Ministers launch stop search review after critical report
Ministers have launched an independent review on whether consensual stop and search should be scrapped in Scotland after a damning report.
The Scottish Government has confirmed a new independent advisory group, chaired by solicitor advocate John Scott QC, will consider the use of stop and search powers in Scotland.
Earlier, Her Majesty’s Inspectorate of Constabulary in Scotland (HMICS) declared it has no confidence in the stop and search data presented by Police Scotland, as reported here.
Inspectors found there was no definitive guidance for officers and as such no common view among the rank-and-file of what should be recorded as a stop and search.
The Scottish Liberal Democrats have demanded that Police Scotland chief constable Sir Stephen House be recalled to parliament to answer further questions from MSPs on stop and search following the HMICS review.

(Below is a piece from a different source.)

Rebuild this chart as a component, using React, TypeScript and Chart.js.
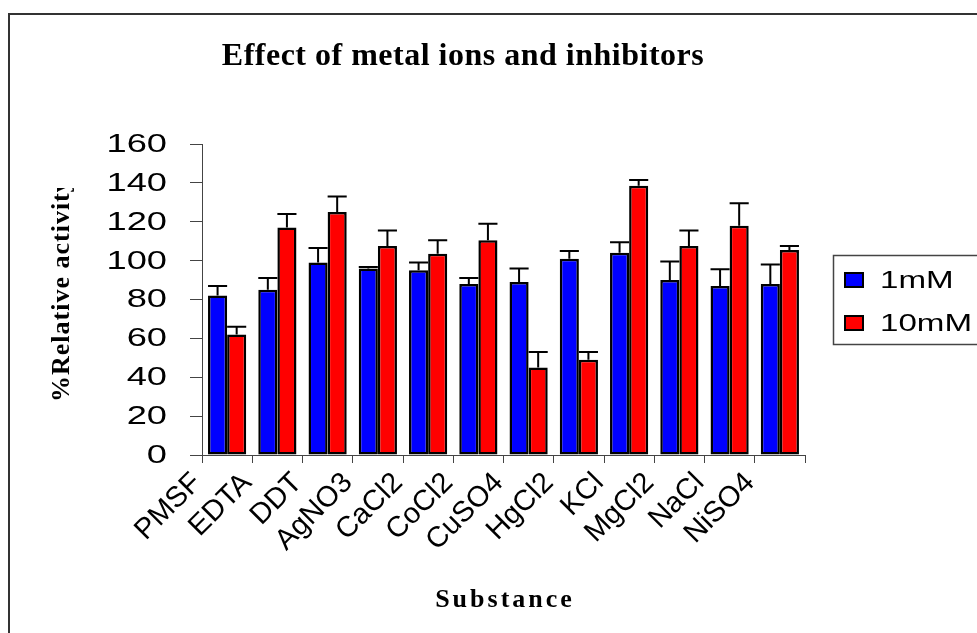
import React, { useEffect, useRef } from "react";
import { Chart, registerables } from "chart.js";

Chart.register(...registerables);

const categories = ["PMSF", "EDTA", "DDT", "AgNO3", "CaCl2", "CoCl2", "CuSO4", "HgCl2", "KCl", "MgCl2", "NaCl", "NiSO4"];
const seriesLabels = ["1mM", "10mM"];
const values1mM = [82, 85, 99, 96, 95, 88, 89, 101, 104, 90, 87, 88];
const errors1mM = [5, 6, 7.5, 0.7, 4, 3, 7, 4, 5.5, 9.5, 8.5, 10];
const values10mM = [62, 117, 125, 107.5, 103.5, 110.5, 45, 49, 138.5, 107.5, 118, 105.5];
const errors10mM = [4, 7, 8, 8, 7, 8.5, 8, 4, 3, 8, 11.5, 2];
const yMin = 0;
const yMax = 160;
const yStep = 20;
const chartTitle = "Effect of metal ions and inhibitors";
const xTitle = "Substance";
const yTitle = "%Relative activity";

const SANS = "'Liberation Sans', Arial, sans-serif";
const SERIF = "'Liberation Serif', 'Times New Roman', serif";

const errorBarPlugin = {
  id: "errorBars",
  afterDatasetsDraw(chart: any) {
    const ctx = chart.ctx;
    const y = chart.scales.y;
    ctx.save();
    ctx.strokeStyle = "#000";
    ctx.lineWidth = 2;
    chart.data.datasets.forEach((ds: any, di: number) => {
      const meta = chart.getDatasetMeta(di);
      meta.data.forEach((bar: any, i: number) => {
        const v = ds.data[i];
        const e = ds.errors[i];
        const top = y.getPixelForValue(v + e);
        const w = bar.width;
        ctx.beginPath();
        ctx.moveTo(bar.x, bar.y);
        ctx.lineTo(bar.x, top);
        ctx.moveTo(bar.x - w / 2, top);
        ctx.lineTo(bar.x + w / 2, top);
        ctx.stroke();
      });
    });
    ctx.restore();
  },
};

const decorPlugin = {
  id: "decor",
  afterDraw(chart: any) {
    const ctx = chart.ctx;
    ctx.save();
    // outer frame
    ctx.strokeStyle = "#333";
    ctx.lineWidth = 2;
    ctx.strokeRect(9, 14, 1400, 1400);

    ctx.fillStyle = "#000";
    // title
    ctx.font = `bold 32px ${SERIF}`;
    ctx.textAlign = "center";
    ctx.textBaseline = "alphabetic";
    (ctx as any).letterSpacing = "0.5px";
    ctx.fillText(chartTitle, 463, 65);

    // x title
    ctx.font = `bold 26px ${SERIF}`;
    (ctx as any).letterSpacing = "3px";
    ctx.fillText(xTitle, 505, 607);

    // y title (clipped at top like the reference)
    ctx.save();
    ctx.beginPath();
    ctx.rect(0, 188, 190, 300);
    ctx.clip();
    ctx.translate(69, 402);
    ctx.rotate(-Math.PI / 2);
    ctx.font = `bold 26px ${SERIF}`;
    (ctx as any).letterSpacing = "1px";
    ctx.textAlign = "left";
    ctx.textBaseline = "alphabetic";
    ctx.fillText(yTitle, 0, 0);
    ctx.restore();

    (ctx as any).letterSpacing = "0px";
    // y tick labels (wide sans)
    const ys = chart.scales.y;
    ctx.font = `25px ${SANS}`;
    ys.ticks.forEach((t: any) => {
      const py = ys.getPixelForValue(t.value);
      ctx.save();
      ctx.translate(167, py + 1);
      ctx.scale(1.45, 1);
      ctx.textAlign = "right";
      ctx.textBaseline = "middle";
      ctx.fillText(String(t.value), 0, 0);
      ctx.restore();
    });

    // legend
    ctx.strokeStyle = "#444";
    ctx.lineWidth = 1.5;
    ctx.strokeRect(833.5, 255.5, 300, 89);
    const rows = [280, 323];
    chart.data.datasets.forEach((ds: any, i: number) => {
      const cy = rows[i];
      ctx.fillStyle = ds.backgroundColor;
      ctx.fillRect(845, cy - 7, 18, 14);
      ctx.strokeStyle = "#000";
      ctx.lineWidth = 2;
      ctx.strokeRect(845, cy - 7, 18, 14);
      ctx.save();
      ctx.fillStyle = "#000";
      ctx.font = `24px ${SANS}`;
      ctx.translate(880, cy + 1);
      ctx.scale(1.38, 1);
      ctx.textAlign = "left";
      ctx.textBaseline = "middle";
      ctx.fillText(ds.label, 0, 0);
      ctx.restore();
    });
    ctx.restore();
  },
};

export default function App() {
  const ref = useRef<HTMLCanvasElement | null>(null);
  useEffect(() => {
    if (!ref.current) return;
    const chart = new Chart(ref.current, {
      type: "bar",
      data: {
        labels: categories,
        datasets: [
          {
            label: seriesLabels[0],
            data: values1mM,
            errors: errors1mM,
            backgroundColor: "#0000FF",
            borderColor: "#000",
            borderWidth: 2.5,
            borderSkipped: false,
          } as any,
          {
            label: seriesLabels[1],
            data: values10mM,
            errors: errors10mM,
            backgroundColor: "#FF0000",
            borderColor: "#000",
            borderWidth: 2.5,
            borderSkipped: false,
          } as any,
        ],
      },
      options: {
        animation: false,
        responsive: false,
        layout: { padding: { top: 144, right: 172, left: 0, bottom: 0 } },
        datasets: { bar: { categoryPercentage: 0.76, barPercentage: 1 } },
        plugins: {
          legend: { display: false },
          title: { display: false },
          tooltip: { enabled: false },
        },
        scales: {
          x: {
            grid: { display: true, drawOnChartArea: false, drawTicks: true, tickLength: 8, color: "#444", offset: true },
            border: { color: "#444", width: 1 },
            ticks: {
              minRotation: 45,
              maxRotation: 45,
              autoSkip: false,
              color: "#000",
              font: { family: SANS, size: 29 },
              labelOffset: -30,
              padding: 3,
            },
            afterFit: (s: any) => {
              s.height = 178;
            },
          },
          y: {
            min: yMin,
            max: yMax,
            ticks: { stepSize: yStep, display: false },
            grid: { display: true, drawOnChartArea: false, drawTicks: true, tickLength: 12, color: "#444" },
            border: { color: "#444", width: 1 },
            afterFit: (s: any) => {
              s.width = 202;
            },
          },
        },
      } as any,
      plugins: [errorBarPlugin, decorPlugin],
    });
    return () => chart.destroy();
  }, []);
  return (
    <div style={{ position: "absolute", left: 0, top: 0, width: 977, height: 633 }}>
      <canvas ref={ref} width={977} height={633} />
    </div>
  );
}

“I am tired of playing cat and mouse with Police Scotland bosses over the use of stop and search. It is high time we were given clear cut answers to our questions,” said Scottish Lib Dem leader Willie Rennie.
Police Scotland has announced its intention to place a presumption in favour of statutory stop and search over consensual use of the tactic in line with an HMICS' recommendation.
However, the advisory group which has been established will make recommendations to ministers on whether this goes far enough or if consensual stop and search should be scrapped altogether.
Members, who will make recommendations to government by August to allow for any legislative changes that might be required, have also been tasked with developing a draft Code of Practice to underpin the use of stop and search.
The group’s remit will allow it to advise on whether this Code of Practice, which would seek to regulate the conduct of any stop search carried out, should have a legislative basis.
Cabinet Secretary for Justice Michael Matheson said the Scottish Government would “not hesitate” to bring forward proposals as part of the delayed Criminal Justice (Scotland) Bill should legislative changes be required.
He said: “Stop and search can be a valuable tool in combating crime – but we must get the balance right between protecting the public and the rights of the individual.
“As such, it is vital that stop and search powers are used appropriately, and we need to make some key decisions on how such powers should be used going forward. We need a clear, consistent approach which, as a society, we can all be agreed upon.”
Chair of the advisory group, John Scott QC, who is also chairman of Howard League Scotland, said “considerable uncertainty and confusion” exists among the public and even police officers as to when stop search is justified.
“This is an area in which it is important to strike a balance between, on the one hand, allowing the police to continue to address crime in all its aspects, including prevention and deterrence, and, on the other, the right of the public, including our young people, to go about their daily lives untroubled by unjustified police activity. Striking a proper balance is not possible while confusion continues.”
In a separate report to the Cabinet Secretary, Police Scotland confirmed its intention to enforce an HMICS recommendation to remove its 20 per cent target for the proportion of stop and searches classed positive.
“This is intended to assist in the removal of any perception amongst frontline officers that there is a desire for them to achieve high volume stop and search results rather than a clearly defined outcome, for each specific stop and search, which keeps people safe,” their report says.
However, police appeared lukewarm on the notion of a code of practice underpinned in legislation and underlined the need for “appropriate consultation, legal and policy consideration” due to the complexities involved.
Their report flags up guidance on police use of stop and search as an alternative worthy of consideration, providing a “transparent and accessible statement as to how Police Scotland would expect its officers to conduct stop and search and clear information to the public as to their rights”.
Deputy chief constable Rose Fitzpatrick, who chaired a short life working group set up by Police Scotland last month to look at consensual stop and search, said it is clear any decision on its future use “should be taken once Police Scotland has implemented a series of improvements”.
“This includes the recording and reporting mechanisms for stop and search data, greater guidance on its use – both internally and to the public, and any training needs going forward,” she added.
“This work, alongside additional academic research and any wider consultation and engagement that may be needed, will provide the strongest foundations on which to build any future changes.”